What is the right measure when we are travelling the highway? Some few of us may be called to patrol the highways looking for trouble, but most of us use the roads as a way to get somewhere. We are more like the businessman from Samaria in Jesus' story. He was intending to travel from his home town to a business engagement in another city. This Samaritan was not searching for people who happened to be left for dead at the side of the road, but he found one anyway. And he delayed the work he intended to do so that he might provide help to the injured man.
Jesus applauds this man not for his intentions but for his judgment. Jesus told this parable to help us to discern God's will, so that we will measure what is important. Having come upon a human being in need, the Samaritan in the story judges that this injured man has more value than the business meeting to which he is headed. The Samaritan discerns that the true measure of a person who is travelling the highway is how much like a neighbor he acts toward those he meets.
Finally, we need to use our judgment honestly.
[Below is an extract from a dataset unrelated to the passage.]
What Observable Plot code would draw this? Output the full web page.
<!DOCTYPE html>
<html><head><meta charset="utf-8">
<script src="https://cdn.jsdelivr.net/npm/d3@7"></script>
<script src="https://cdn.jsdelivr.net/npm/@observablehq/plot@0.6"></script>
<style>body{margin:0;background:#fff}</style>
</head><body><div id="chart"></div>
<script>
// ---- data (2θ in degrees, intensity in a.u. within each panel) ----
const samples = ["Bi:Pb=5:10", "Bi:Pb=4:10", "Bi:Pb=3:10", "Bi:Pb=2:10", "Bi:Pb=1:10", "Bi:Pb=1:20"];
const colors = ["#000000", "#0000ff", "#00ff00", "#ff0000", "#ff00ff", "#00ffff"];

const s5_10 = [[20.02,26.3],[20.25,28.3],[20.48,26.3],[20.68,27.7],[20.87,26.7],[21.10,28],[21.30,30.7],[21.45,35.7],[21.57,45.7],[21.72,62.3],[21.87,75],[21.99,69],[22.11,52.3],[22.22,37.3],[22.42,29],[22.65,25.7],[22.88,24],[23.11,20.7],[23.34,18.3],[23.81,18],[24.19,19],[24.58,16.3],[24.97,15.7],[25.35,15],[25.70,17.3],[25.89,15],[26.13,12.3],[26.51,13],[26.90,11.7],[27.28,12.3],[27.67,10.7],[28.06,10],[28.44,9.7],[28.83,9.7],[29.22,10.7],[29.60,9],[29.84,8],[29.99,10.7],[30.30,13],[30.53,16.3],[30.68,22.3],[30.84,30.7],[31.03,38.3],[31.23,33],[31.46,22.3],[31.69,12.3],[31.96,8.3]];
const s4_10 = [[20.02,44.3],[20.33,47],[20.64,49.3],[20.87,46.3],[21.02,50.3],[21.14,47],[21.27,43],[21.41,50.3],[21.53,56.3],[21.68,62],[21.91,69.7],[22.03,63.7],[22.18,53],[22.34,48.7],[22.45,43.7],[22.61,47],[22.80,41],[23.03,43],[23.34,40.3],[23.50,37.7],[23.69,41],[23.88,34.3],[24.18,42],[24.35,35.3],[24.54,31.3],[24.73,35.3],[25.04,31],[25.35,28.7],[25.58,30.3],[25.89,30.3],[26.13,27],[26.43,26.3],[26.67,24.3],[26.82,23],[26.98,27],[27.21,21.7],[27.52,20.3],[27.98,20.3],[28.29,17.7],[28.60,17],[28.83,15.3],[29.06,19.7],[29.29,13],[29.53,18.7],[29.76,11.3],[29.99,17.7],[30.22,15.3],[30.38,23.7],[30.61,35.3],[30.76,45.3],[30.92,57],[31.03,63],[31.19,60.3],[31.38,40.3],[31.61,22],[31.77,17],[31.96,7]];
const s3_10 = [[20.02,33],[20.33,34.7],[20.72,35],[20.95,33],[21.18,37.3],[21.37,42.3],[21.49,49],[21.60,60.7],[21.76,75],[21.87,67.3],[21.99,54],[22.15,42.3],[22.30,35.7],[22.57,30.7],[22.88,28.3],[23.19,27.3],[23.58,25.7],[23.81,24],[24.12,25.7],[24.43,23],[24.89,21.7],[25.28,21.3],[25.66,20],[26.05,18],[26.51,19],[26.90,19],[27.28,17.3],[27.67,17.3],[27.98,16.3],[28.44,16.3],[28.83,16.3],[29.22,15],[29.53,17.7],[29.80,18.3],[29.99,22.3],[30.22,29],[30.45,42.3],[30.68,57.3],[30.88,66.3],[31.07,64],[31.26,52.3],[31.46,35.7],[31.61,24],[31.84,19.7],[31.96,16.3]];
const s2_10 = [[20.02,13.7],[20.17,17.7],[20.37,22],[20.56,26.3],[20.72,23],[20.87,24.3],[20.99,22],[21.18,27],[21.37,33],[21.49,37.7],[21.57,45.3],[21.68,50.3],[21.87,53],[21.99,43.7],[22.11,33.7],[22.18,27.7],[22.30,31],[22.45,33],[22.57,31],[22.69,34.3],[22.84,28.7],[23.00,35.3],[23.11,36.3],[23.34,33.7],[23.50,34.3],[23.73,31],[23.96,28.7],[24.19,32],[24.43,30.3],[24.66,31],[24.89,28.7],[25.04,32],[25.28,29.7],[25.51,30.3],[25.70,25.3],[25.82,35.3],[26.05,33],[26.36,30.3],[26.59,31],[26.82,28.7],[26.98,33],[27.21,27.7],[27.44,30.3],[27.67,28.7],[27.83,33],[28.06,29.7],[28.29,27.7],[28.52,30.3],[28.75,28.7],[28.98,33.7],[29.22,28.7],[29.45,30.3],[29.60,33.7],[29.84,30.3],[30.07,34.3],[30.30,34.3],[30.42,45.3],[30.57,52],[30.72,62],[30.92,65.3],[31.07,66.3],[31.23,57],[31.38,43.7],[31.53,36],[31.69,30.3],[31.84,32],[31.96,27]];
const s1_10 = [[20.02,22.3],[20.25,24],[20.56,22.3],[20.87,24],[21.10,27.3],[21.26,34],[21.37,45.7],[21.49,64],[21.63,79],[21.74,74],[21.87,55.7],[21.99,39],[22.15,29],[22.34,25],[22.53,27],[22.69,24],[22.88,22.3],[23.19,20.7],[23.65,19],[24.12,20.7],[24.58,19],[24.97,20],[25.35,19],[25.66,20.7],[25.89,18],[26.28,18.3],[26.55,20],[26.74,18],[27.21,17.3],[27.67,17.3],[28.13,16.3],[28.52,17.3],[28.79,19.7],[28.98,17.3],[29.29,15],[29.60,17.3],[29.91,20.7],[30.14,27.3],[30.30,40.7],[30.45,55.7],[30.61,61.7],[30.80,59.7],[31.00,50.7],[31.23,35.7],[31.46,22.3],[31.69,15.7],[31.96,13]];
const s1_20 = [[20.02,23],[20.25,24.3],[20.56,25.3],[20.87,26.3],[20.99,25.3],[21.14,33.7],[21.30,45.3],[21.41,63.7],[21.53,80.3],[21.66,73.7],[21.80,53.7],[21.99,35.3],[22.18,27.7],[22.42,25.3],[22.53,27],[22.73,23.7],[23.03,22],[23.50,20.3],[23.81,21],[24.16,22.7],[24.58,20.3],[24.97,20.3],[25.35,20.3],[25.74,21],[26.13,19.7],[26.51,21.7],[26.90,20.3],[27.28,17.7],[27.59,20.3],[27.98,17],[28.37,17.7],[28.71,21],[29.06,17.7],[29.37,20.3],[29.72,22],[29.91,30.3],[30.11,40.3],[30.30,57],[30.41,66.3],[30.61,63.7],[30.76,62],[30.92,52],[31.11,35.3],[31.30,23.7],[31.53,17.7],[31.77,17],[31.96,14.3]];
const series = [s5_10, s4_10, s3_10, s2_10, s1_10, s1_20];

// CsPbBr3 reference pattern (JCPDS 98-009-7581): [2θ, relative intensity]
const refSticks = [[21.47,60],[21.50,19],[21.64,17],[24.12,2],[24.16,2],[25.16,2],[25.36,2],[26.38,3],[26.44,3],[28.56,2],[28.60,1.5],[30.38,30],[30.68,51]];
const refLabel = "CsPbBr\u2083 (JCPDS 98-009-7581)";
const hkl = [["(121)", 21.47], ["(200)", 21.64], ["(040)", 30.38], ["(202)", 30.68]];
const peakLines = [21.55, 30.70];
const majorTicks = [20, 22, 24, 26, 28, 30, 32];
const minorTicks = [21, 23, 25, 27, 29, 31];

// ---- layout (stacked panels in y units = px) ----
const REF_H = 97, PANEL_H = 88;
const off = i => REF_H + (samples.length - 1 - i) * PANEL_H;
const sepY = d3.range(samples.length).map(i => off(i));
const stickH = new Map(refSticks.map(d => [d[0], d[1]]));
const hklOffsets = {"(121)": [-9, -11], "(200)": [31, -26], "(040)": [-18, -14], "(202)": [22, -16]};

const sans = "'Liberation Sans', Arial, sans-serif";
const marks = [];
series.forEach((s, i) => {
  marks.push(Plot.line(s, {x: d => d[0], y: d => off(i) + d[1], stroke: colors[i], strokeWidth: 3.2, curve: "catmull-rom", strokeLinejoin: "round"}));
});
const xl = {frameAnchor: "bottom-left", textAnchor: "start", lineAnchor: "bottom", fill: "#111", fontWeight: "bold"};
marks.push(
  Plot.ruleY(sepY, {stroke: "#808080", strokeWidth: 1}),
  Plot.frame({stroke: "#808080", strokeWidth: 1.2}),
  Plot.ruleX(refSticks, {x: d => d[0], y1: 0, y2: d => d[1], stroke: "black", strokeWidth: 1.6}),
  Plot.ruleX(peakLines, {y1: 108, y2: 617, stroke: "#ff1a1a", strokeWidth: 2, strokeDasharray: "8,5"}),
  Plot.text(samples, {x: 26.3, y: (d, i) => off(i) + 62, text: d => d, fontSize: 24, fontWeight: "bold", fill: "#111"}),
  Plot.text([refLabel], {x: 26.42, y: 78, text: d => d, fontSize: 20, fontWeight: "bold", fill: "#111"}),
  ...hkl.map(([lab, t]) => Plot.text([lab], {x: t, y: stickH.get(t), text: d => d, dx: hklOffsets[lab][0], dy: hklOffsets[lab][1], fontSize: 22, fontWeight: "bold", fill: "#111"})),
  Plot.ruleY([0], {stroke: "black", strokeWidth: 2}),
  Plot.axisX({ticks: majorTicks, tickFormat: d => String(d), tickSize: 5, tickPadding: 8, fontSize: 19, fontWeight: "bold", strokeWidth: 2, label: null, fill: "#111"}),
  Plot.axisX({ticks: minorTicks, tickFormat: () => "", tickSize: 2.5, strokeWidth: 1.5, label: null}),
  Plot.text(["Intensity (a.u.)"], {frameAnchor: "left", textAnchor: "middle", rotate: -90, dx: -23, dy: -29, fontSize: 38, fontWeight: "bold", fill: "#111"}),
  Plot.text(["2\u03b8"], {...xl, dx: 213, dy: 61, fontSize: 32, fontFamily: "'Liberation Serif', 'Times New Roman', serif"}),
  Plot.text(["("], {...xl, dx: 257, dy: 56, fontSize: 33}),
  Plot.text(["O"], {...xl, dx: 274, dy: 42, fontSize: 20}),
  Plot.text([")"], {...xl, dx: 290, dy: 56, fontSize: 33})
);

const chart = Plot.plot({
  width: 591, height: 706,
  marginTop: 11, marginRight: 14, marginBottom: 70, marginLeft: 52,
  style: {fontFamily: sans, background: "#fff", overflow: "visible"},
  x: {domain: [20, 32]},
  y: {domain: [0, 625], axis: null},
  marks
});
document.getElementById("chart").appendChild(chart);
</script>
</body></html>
The first kind of honesty is the use of a true measure. Throughout the Old Testament, the prophets inveigh against dishonest weights. Selling 5 pounds of flour at 15 ounces per pound is dishonest. In the same way, measuring our lives against expectations set too low is dishonest. We know what God expects of us, and we must measure honestly. We know what is right, and we tend to fudge a bit. We say, with Amaziah of Bethel, "This is the king's temple" and therefore it is not to be questioned. We say, "No one is hurt by this" (or none that we know about) and so it isn't really wrong. We say, "Everyone else is doing this" so it can't be that bad. Can it? We know good and evil, and we need to apply honest judgment.
But in measuring our lives, there is both false pride and false humility. Am I really so good as I imagine, or so bad as I fear? It is dishonest to pour a little flour into a 6-ounce teacup and say that is enough, if we know a full cup is needed. It is also dishonest to put our pint of strawberries in a bushel basket and say it is nothing. If it is dishonest to weigh our good deeds against a grain of sand, in order to claim that our lives are already good enough, it is also dishonest to weigh them against the whole world and then to despair of doing any good at all. Honesty requires us to see both the bad and the good.
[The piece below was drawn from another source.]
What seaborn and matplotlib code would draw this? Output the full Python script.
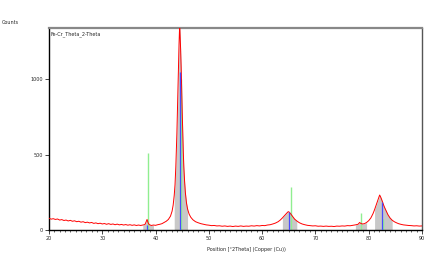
import numpy as np
import pandas as pd
import matplotlib
matplotlib.use("Agg")
import matplotlib.pyplot as plt
from matplotlib.ticker import MultipleLocator
import seaborn as sns

two_theta = [
    20.0, 20.4, 20.8, 21.2, 21.6, 22.0, 22.4, 22.8, 23.2, 23.6, 24.0, 24.4, 24.8, 25.2, 25.6,
    26.0, 26.4, 26.8, 27.2, 27.6, 28.0, 28.4, 28.8, 29.2, 29.6, 30.0, 30.4, 30.8, 31.2, 31.6,
    32.0, 32.4, 32.8, 33.2, 33.6, 34.0, 34.4, 34.8, 35.2, 35.6, 36.0, 36.4, 36.8, 37.2, 37.6,
    38.0, 38.2, 38.4, 38.6, 38.8, 39.2, 39.6, 40.0, 40.4, 40.8, 41.2, 41.6, 42.0, 42.4, 42.8,
    43.1, 43.3, 43.5, 43.65, 43.8, 43.9, 44.0, 44.1, 44.2, 44.3, 44.4, 44.5, 44.55, 44.6, 44.7,
    44.8, 44.9, 45.0, 45.1, 45.2, 45.3, 45.45, 45.6, 45.8, 46.0, 46.3, 46.6, 47.0, 47.5, 48.0,
    48.5, 49.0, 49.5, 50.0, 50.5, 51.0, 51.5, 52.0, 52.5, 53.0, 53.5, 54.0, 54.5, 55.0, 55.5,
    56.0, 56.5, 57.0, 57.5, 58.0, 58.5, 59.0, 59.5, 60.0, 60.5, 61.0, 61.5, 62.0, 62.5, 63.0,
    63.4, 63.8, 64.1, 64.4, 64.7, 64.9, 65.1, 65.3, 65.5, 65.8, 66.1, 66.5, 67.0, 67.5, 68.0,
    68.5, 69.0, 69.5, 70.0, 70.5, 71.0, 71.5, 72.0, 72.5, 73.0, 73.5, 74.0, 74.5, 75.0, 75.5,
    76.0, 76.5, 77.0, 77.5, 78.0, 78.3, 78.5, 78.8, 79.2, 79.6, 80.0, 80.4, 80.8, 81.1, 81.4,
    81.7, 81.9, 82.05, 82.2, 82.4, 82.6, 82.8, 83.0, 83.3, 83.6, 84.0, 84.4, 84.8, 85.2, 85.6,
    86.0, 86.5, 87.0, 87.5, 88.0, 88.5, 89.0, 89.5, 90.0,
]
counts = [
    78, 72, 75, 70, 73, 66, 69, 63, 66, 60, 64, 58, 61, 55, 58,
    52, 55, 49, 52, 47, 50, 44, 47, 42, 45, 40, 43, 38, 42, 37,
    40, 35, 39, 34, 37, 33, 36, 32, 35, 31, 34, 30, 33, 30, 33,
    36, 52, 70, 48, 36, 30, 33, 31, 35, 38, 42, 50, 58, 70, 92,
    125, 165, 230, 300, 420, 520, 640, 780, 930, 1080, 1230, 1340, 1345, 1300, 1200,
    1080, 920, 780, 640, 520, 420, 320, 245, 180, 140, 105, 85, 68, 55, 48,
    42, 38, 34, 32, 29, 30, 27, 28, 25, 27, 24, 26, 23, 26, 24,
    27, 24, 26, 25, 28, 26, 29, 27, 30, 29, 33, 35, 40, 46, 55,
    66, 80, 92, 104, 115, 122, 118, 110, 100, 86, 72, 60, 48, 40, 35,
    31, 29, 27, 28, 25, 26, 24, 26, 24, 25, 23, 26, 25, 27, 26,
    29, 28, 31, 34, 38, 50, 44, 40, 42, 50, 62, 80, 108, 135, 165,
    195, 215, 232, 222, 205, 185, 165, 148, 125, 102, 80, 65, 55, 48, 42,
    38, 34, 32, 30, 29, 27, 28, 26, 27,
]

# fitted peak regions (grey)
peak_start = [37.4, 43.5, 63.5, 77.3, 81.0]
peak_end = [39.9, 46.0, 66.5, 79.7, 84.4]

# fitted peak positions (blue) and reference pattern (green)
fit_pos = [38.3, 44.65, 65.0, 82.4]
fit_height = [35, 1046, 121, 187]
ref_pos = [38.5, 44.75, 65.35, 78.5, 82.75]
ref_height = [510, 1000, 287, 112, 70]

df = pd.DataFrame({"two_theta": two_theta, "counts": counts})

sns.set_style("ticks")
plt.rcParams["font.family"] = ["DejaVu Sans"]

fig = plt.figure(figsize=(4.32, 2.69), dpi=100)
ax = fig.add_axes([49 / 432, 39 / 269, 373 / 432, 202 / 269])

x = df["two_theta"].to_numpy()
y = df["counts"].to_numpy()
for a, b in zip(peak_start, peak_end):
    m = (x >= a) & (x <= b)
    ax.fill_between(x[m], 0, y[m], color="#c8c8c8", lw=0, zorder=1)

ax.vlines(ref_pos, 0, ref_height, color="#90ee90", lw=1.0, zorder=2)
sns.lineplot(data=df, x="two_theta", y="counts", color="red", lw=0.7, ax=ax,
             zorder=3, sort=False)
ax.vlines(fit_pos, 0, fit_height, color="#4a4aff", lw=0.9, zorder=4)

ax.set_xlim(20, 90)
ax.set_ylim(0, 1340)
ax.xaxis.set_major_locator(MultipleLocator(10))
ax.xaxis.set_minor_locator(MultipleLocator(1))
ax.set_yticks([0, 500, 1000])
ax.tick_params(axis="both", which="major", labelsize=3.5, length=3, width=0.6, pad=1.5)
ax.tick_params(axis="x", which="minor", length=1.5, width=0.5)
ax.set_xlabel("")
ax.set_ylabel("")

for side in ["left", "bottom"]:
    ax.spines[side].set_color("black")
    ax.spines[side].set_linewidth(1.0)
ax.spines["top"].set_visible(True)
ax.spines["top"].set_color("#888888")
ax.spines["top"].set_linewidth(1.6)
ax.spines["right"].set_visible(True)
ax.spines["right"].set_color("#555555")
ax.spines["right"].set_linewidth(1.0)

ax.text(0.004, 0.985, "Fe-Cr_Theta_2-Theta", transform=ax.transAxes,
        fontsize=3.5, ha="left", va="top")
fig.text(2 / 432, 1 - 23 / 269, "Counts", fontsize=3.5, ha="left", va="center")
fig.text(246 / 432, 1 - 250 / 269, "Position [°2Theta] (Copper (Cu))",
         fontsize=3.5, ha="center", va="center")

fig.savefig("out.png", dpi=100)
The second aspect of honesty is to be careful that we do make measurements. Using fair weights and accurate measuring cups means nothing if we fail to measure at all. We have no right to prejudge either ourselves or others, or to assume, without checking, that we know how we measure up.
A third form of honesty is saying, "We don't know". When we do not have enough information, when we have inadequate skill to make a measurement, then we do not know and in honesty must say so.
In life, there is a lot that we do not know. How many seeds did Johnny Appleseed plant without knowing whether they grew to bear more apples? How many friends have we touched for only a short time, and then lost sight of? How many times is a teacher left to wonder, did I help that child or not? How many kind words, and unkind words, do we speak without knowing whether they leave a mark? God alone knows the full measure of our lives. That is why we must leave the full and final judgment to God.
We are called to measure our lives honestly, so far as we have knowledge, and to use our wits to discern God's will.
"Look," says God, "I am setting a plumb line in the heart of my people." God's standard for judgment is clear and simple. "Love God" and "love your neighbor". Here is the plumb line that God sets in our midst. By the grace of God, we have the power to discern the standard for an upright life and to measure ourselves honestly.
God has set a plumb line in our midst and called us to judgement. Take this gift with you, trusting in the mercy of God and in the friendship of Jesus.